4) snoop around inside to see if any cables have come loose; odds are, if the fan is turning on, but the computer isn't 'running', that something has become disconnected

5) leaving the case open, plug in the components to the back (just the keyboard, mouse, and monitor cable)

6) hit the power button and see if the fan above the processor/CPU is spinning. If yes: that's a good thing. If no, you have bigger problems.

Report back.


----------



## Mferko (Jun 8, 2010)

alrdy did all that -> bigger problems 
it doesnt even respond when u push the power button, no lights no sound, nothing


----------



## gmachine19 (Apr 21, 2010)

probably your power supply gave out.


----------



## effox (Apr 21, 2010)

I'd agree, sounds like a dead PSU. Could be as simple as a $40 fix.


----------



## Diztrbd1 (Apr 21, 2010)

too bad you aren't closer to me, I could take a look at it for you, plus I have quite a few extra parts...if you need a power supply I've got several


----------



## josephl (Apr 21, 2010)

-N/A- said:


> Are there still actually people who keep their computers running all night long? How environmentally responsible is THAT???????

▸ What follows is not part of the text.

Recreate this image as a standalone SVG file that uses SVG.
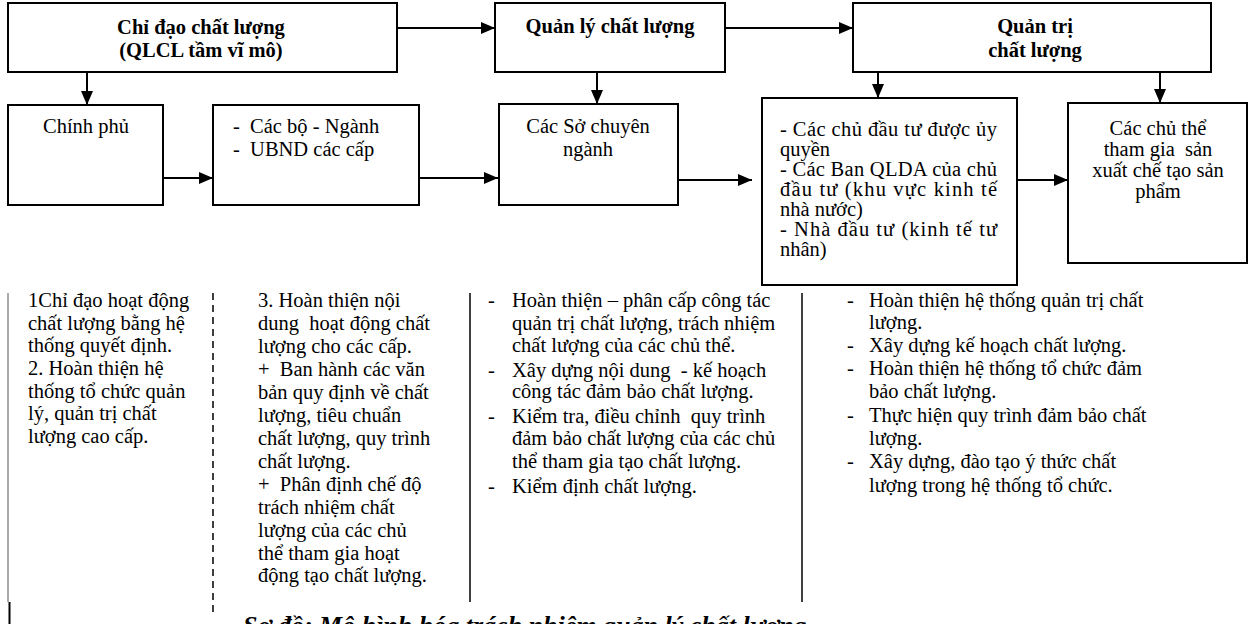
<svg xmlns="http://www.w3.org/2000/svg" width="1254" height="624" viewBox="0 0 1254 624">
<style>
.box{fill:#fff;stroke:#000;stroke-width:2}
.t{font-family:"Liberation Serif","Times New Roman",serif;font-size:20.5px;fill:#000}
.b{font-weight:bold}
.c{text-anchor:middle}
.con{stroke:#000;stroke-width:2;fill:none}
.col{stroke:#000;stroke-width:1.5;fill:none}
.cap{font-family:"Liberation Serif","Times New Roman",serif;font-size:26px;font-weight:bold;font-style:italic;fill:#000}
</style>
<defs>
<marker id="ah" markerUnits="userSpaceOnUse" markerWidth="14" markerHeight="12" refX="14" refY="6" orient="auto">
<path d="M0,0 L14,6 L0,12 Z" fill="#000"/>
</marker>
</defs>
<g id="connectors">
<line class="con" x1="397" y1="28" x2="495" y2="28" marker-end="url(#ah)"/>
<line class="con" x1="725" y1="28" x2="853" y2="28" marker-end="url(#ah)"/>
<line class="con" x1="87" y1="72" x2="87" y2="105" marker-end="url(#ah)"/>
<line class="con" x1="597" y1="72" x2="597" y2="104" marker-end="url(#ah)"/>
<line class="con" x1="878" y1="72" x2="878" y2="98" marker-end="url(#ah)"/>
<line class="con" x1="1160" y1="72" x2="1160" y2="103" marker-end="url(#ah)"/>
<line class="con" x1="163" y1="178" x2="213" y2="178" marker-end="url(#ah)"/>
<line class="con" x1="419" y1="178" x2="498" y2="178" marker-end="url(#ah)"/>
<line class="con" x1="675" y1="180" x2="752" y2="180" marker-end="url(#ah)"/>
<line class="con" x1="1017" y1="180" x2="1068" y2="180" marker-end="url(#ah)"/>
</g>
<g id="n-chidao">
<rect class="box" x="8" y="3" width="389" height="69"/>
<text class="t b c" x="201" y="34">Chỉ đạo chất lượng</text>
<text class="t b c" x="201" y="57">(QLCL tầm vĩ mô)</text>
</g>
<g id="n-quanly">
<rect class="box" x="495" y="3" width="230" height="69"/>
<text class="t b c" x="610" y="33">Quản lý chất lượng</text>
</g>
<g id="n-quantri">
<rect class="box" x="853" y="3" width="358" height="69"/>
<text class="t b c" x="1035" y="33">Quản trị</text>
<text class="t b c" x="1035" y="57">chất lượng</text>
</g>
<g id="n-chinhphu">
<rect class="box" x="8" y="105" width="155" height="100"/>
<text class="t c" x="86" y="133">Chính phủ</text>
</g>
<g id="n-cacbo">
<rect class="box" x="213" y="105" width="206" height="100"/>
<text class="t" x="233" y="133" xml:space="preserve">-  Các bộ - Ngành</text>
<text class="t" x="233" y="156" xml:space="preserve">-  UBND các cấp</text>
</g>
<g id="n-caso">
<rect class="box" x="499" y="104" width="179" height="101"/>
<text class="t c" x="588" y="133">Các Sở chuyên</text>
<text class="t c" x="588" y="156">ngành</text>
</g>
<g id="n-chudautu">
<rect class="box" x="762" y="98" width="255" height="187"/>
<text class="t" x="780" y="136" textLength="217" lengthAdjust="spacing">- Các chủ đầu tư được ủy</text>
<text class="t" x="780" y="156">quyền</text>
<text class="t" x="780" y="176" textLength="217" lengthAdjust="spacing">- Các Ban QLDA của chủ</text>
<text class="t" x="780" y="196" textLength="217" lengthAdjust="spacing">đầu tư (khu vực kinh tế</text>
<text class="t" x="780" y="216">nhà nước)</text>
<text class="t" x="780" y="236" textLength="217" lengthAdjust="spacing">- Nhà đầu tư (kinh tế tư</text>
<text class="t" x="780" y="256">nhân)</text>
</g>
<g id="n-chuthe">
<rect class="box" x="1068" y="103" width="179" height="160"/>
<text class="t c" x="1158" y="135">Các chủ thể</text>
<text class="t c" x="1158" y="156" xml:space="preserve">tham gia  sản</text>
<text class="t c" x="1158" y="177">xuất chế tạo sản</text>
<text class="t c" x="1158" y="198">phẩm</text>
</g>
<g id="columns">
<line x1="8" y1="293" x2="8" y2="602" stroke="#555" stroke-width="1"/>
<line x1="9.5" y1="602" x2="9.5" y2="624" stroke="#000" stroke-width="2"/>
<line class="col" x1="213" y1="293" x2="213" y2="614" stroke-dasharray="7,5"/>
<line class="col" x1="470" y1="293" x2="470" y2="602"/>
<line class="col" x1="802" y1="293" x2="802" y2="602"/>
</g>
<g id="col1">
<text class="t" x="28" y="307">1Chỉ đạo hoạt động</text>
<text class="t" x="28" y="330">chất lượng bằng hệ</text>
<text class="t" x="28" y="352">thống quyết định.</text>
<text class="t" x="28" y="375">2. Hoàn thiện hệ</text>
<text class="t" x="28" y="398">thống tổ chức quản</text>
<text class="t" x="28" y="420">lý, quản trị chất</text>
<text class="t" x="28" y="443">lượng cao cấp.</text>
</g>
<g id="col2">
<text class="t" x="258" y="307">3. Hoàn thiện nội</text>
<text class="t" x="258" y="330" xml:space="preserve">dung  hoạt động chất</text>
<text class="t" x="258" y="353">lượng cho các cấp.</text>
<text class="t" x="258" y="376" xml:space="preserve">+  Ban hành các văn</text>
<text class="t" x="258" y="399">bản quy định về chất</text>
<text class="t" x="258" y="422">lượng, tiêu chuẩn</text>
<text class="t" x="258" y="445">chất lượng, quy trình</text>
<text class="t" x="258" y="468">chất lượng.</text>
<text class="t" x="258" y="491" xml:space="preserve">+  Phân định chế độ</text>
<text class="t" x="258" y="514">trách nhiệm chất</text>
<text class="t" x="258" y="537">lượng của các chủ</text>
<text class="t" x="258" y="560">thể tham gia hoạt</text>
<text class="t" x="258" y="582">động tạo chất lượng.</text>
</g>
<g id="col3">
<text class="t" x="488" y="307">-</text>
<text class="t" x="512" y="307">Hoàn thiện – phân cấp công tác</text>
<text class="t" x="512" y="330">quản trị chất lượng, trách nhiệm</text>
<text class="t" x="512" y="352">chất lượng của các chủ thể.</text>
<text class="t" x="488" y="377">-</text>
<text class="t" x="512" y="377" xml:space="preserve">Xây dựng nội dung  - kế hoạch</text>
<text class="t" x="512" y="398">công tác đảm bảo chất lượng.</text>
<text class="t" x="488" y="423">-</text>
<text class="t" x="512" y="423" xml:space="preserve">Kiểm tra, điều chỉnh  quy trình</text>
<text class="t" x="512" y="445">đảm bảo chất lượng của các chủ</text>
<text class="t" x="512" y="468">thể tham gia tạo chất lượng.</text>
<text class="t" x="488" y="493">-</text>
<text class="t" x="512" y="493">Kiểm định chất lượng.</text>
</g>
<g id="col4">
<text class="t" x="847" y="307">-</text>
<text class="t" x="869" y="307">Hoàn thiện hệ thống quản trị chất</text>
<text class="t" x="869" y="329">lượng.</text>
<text class="t" x="847" y="352">-</text>
<text class="t" x="869" y="352">Xây dựng kế hoạch chất lượng.</text>
<text class="t" x="847" y="375">-</text>
<text class="t" x="869" y="375">Hoàn thiện hệ thống tổ chức đảm</text>
<text class="t" x="869" y="398">bảo chất lượng.</text>
<text class="t" x="847" y="422">-</text>
<text class="t" x="869" y="422">Thực hiện quy trình đảm bảo chất</text>
<text class="t" x="869" y="445">lượng.</text>
<text class="t" x="847" y="468">-</text>
<text class="t" x="869" y="468">Xây dựng, đào tạo ý thức chất</text>
<text class="t" x="869" y="492">lượng trong hệ thống tổ chức.</text>
</g>
<text class="cap" x="243" y="634">Sơ đồ: Mô hình hóa trách nhiệm quản lý chất lượng</text>
</svg>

Apparently more environmentally responsible than slamming a member for multiple water changes 

Guess the effectiveness of the TV ads just isn't as good as they expected...


----------



## summit (Aug 22, 2010)

-N/A- said:


> Are there still actually people who keep their computers running all night long? How environmentally responsible is THAT???????


Actually it is just as enviromentally responsible as shutting it down. A computer uses massive amounts of power on startup and will use less power for a computer to go into sleep mode for the night than it would be to turn it off, then back on in the morning.

As for the OP, I would also agree with others and say a power supply issue, its a cheap fix usually.


----------



## Mferko (Jun 8, 2010)

josephl said:


> Apparently more environmentally responsible than slamming a member for multiple water changes
> 
> Guess the effectiveness of the TV ads just isn't as good as they expected...


the computer wasnt on dumbass, i just thought it odd that while i dont get any power pushing the button, i can sometimes hear the fan.
go back to your third 50% change of the day joseph
(or learn to do math..... 50% * 50% * 50% =?)


----------



## summit (Aug 22, 2010)

Mferko said:


> the computer wasnt on dumbass, i just thought it odd that while i dont get any power pushing the button, i can sometimes hear the fan.
> go back to your third 50% change of the day joseph
> (or learn to do math..... 0.50 * 0.50 * 0.50 =?)


If you can hear the fan it may be a motherboard failure, as if its the power supply, there should be no power to the computer at all to power the fan in my experience.


----------



## Mferko (Jun 8, 2010)

k, im just going to take it in


----------



## Diztrbd1 (Apr 21, 2010)

summit said:


> Actually its very environmentally responsible. A computer uses massive amounts of power on startup and will use less power for a computer to go into sleep mode for the night than it would be to turn it off, then back on in the morning.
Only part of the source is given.